In the face of the worst downturn since the Great Depression, how are North Texas business leaders viewing the second half of 2009, and what are they doing to cope? We decided to ask a few, all finalists in this year’s Entrepreneur of the Year competition sponsored by Ernst & Young.

Dennis Bloom, Ameriplan USA: “I believe that 2009 is going to be a difficult year. I just viewed some statistics from the Direct Sales Association—our [health insurance] company is a direct marketer—and in ’08, everybody was down. The first quarter of ’09 was about the same, and I think we’re going to continue seeing that. But I do believe we’re going to have a turnaround in 2010. What we are doing is positioning ourselves to take advantage of that turnaround, either in the last quarter of ’09 or the first quarter of ’10.”

Robert Wright, Murex N.A. Ltd.: “The next couple of quarters we think are going to be pretty challenging. We’ve got a lot of different customers that are either having problems or financial issues of some sort, and the banking environment is pretty tough. So our biggest issue now is credit—the ability to give credit and the ability to get paid for that credit. We’ve had a couple of our customers go bankrupt on us, including a good-sized independent oil company, and the stock of a lot of the public companies has been compressed. We’re in the gasoline business, so our volumes aren’t really off; in fact they’re up a little. But the environment is much more competitive as far as pricing, the amount of margin we make. Meantime, we’re trying to help our suppliers any way we can. Sometimes we’ll pay them quicker, sometimes we’ll do more services for them. Our goal is to keep them in business, to keep them as healthy as we possibly can.”

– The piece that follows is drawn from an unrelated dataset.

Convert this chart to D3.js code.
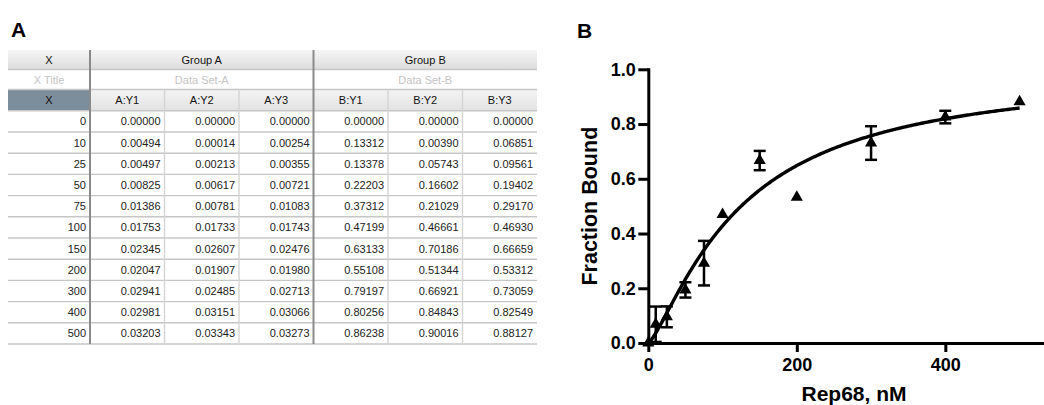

Eric Affeldt, ClubCorp Inc.: “I believe that if the recession hasn’t already started to trough, it will by the end of the third quarter at the latest. Relative to our [private clubs] business, we’re starting to see a little relief in terms of memberships being sold at the clubs, and also a little relief in terms of people quitting the clubs. So I think by the end of the third quarter, we will be through the worst of it. We’ve tried to focus our cost-containment to corporate overhead and what I would call more hidden areas, the back of the house areas, as opposed to front of the house—a bartender, a waiter, a golf professional. We’re also continuing to create plans to take even more costs out of the business in case I’m incorrect, and we’re not hitting the trough here.”

Lew Kling, Flowserve Corp.: “We announced a $40 million restructuring where we’re removing some people around the world, and we closed two factories. The other, probably more important way [we’re coping] is getting very close to our customers. When you can convince your customers that you can deliver product on time, and it’s going to work and it’s at a fair cost, your customers will keep coming back. That said, projections for the year are very good going forward, as of the end of the first quarter. As an [industrial-equipment] company, we’re seeing some slowdowns in the case of big projects coming online, big projects being let, but we haven’t seen many cancellations. So if there’s few cancellations and just some delays, you have to be optimistic.”

Optimism’s the watchword, then, as Kling says. And, who knows; if enough of us stay positive, we may be growing again before you know it.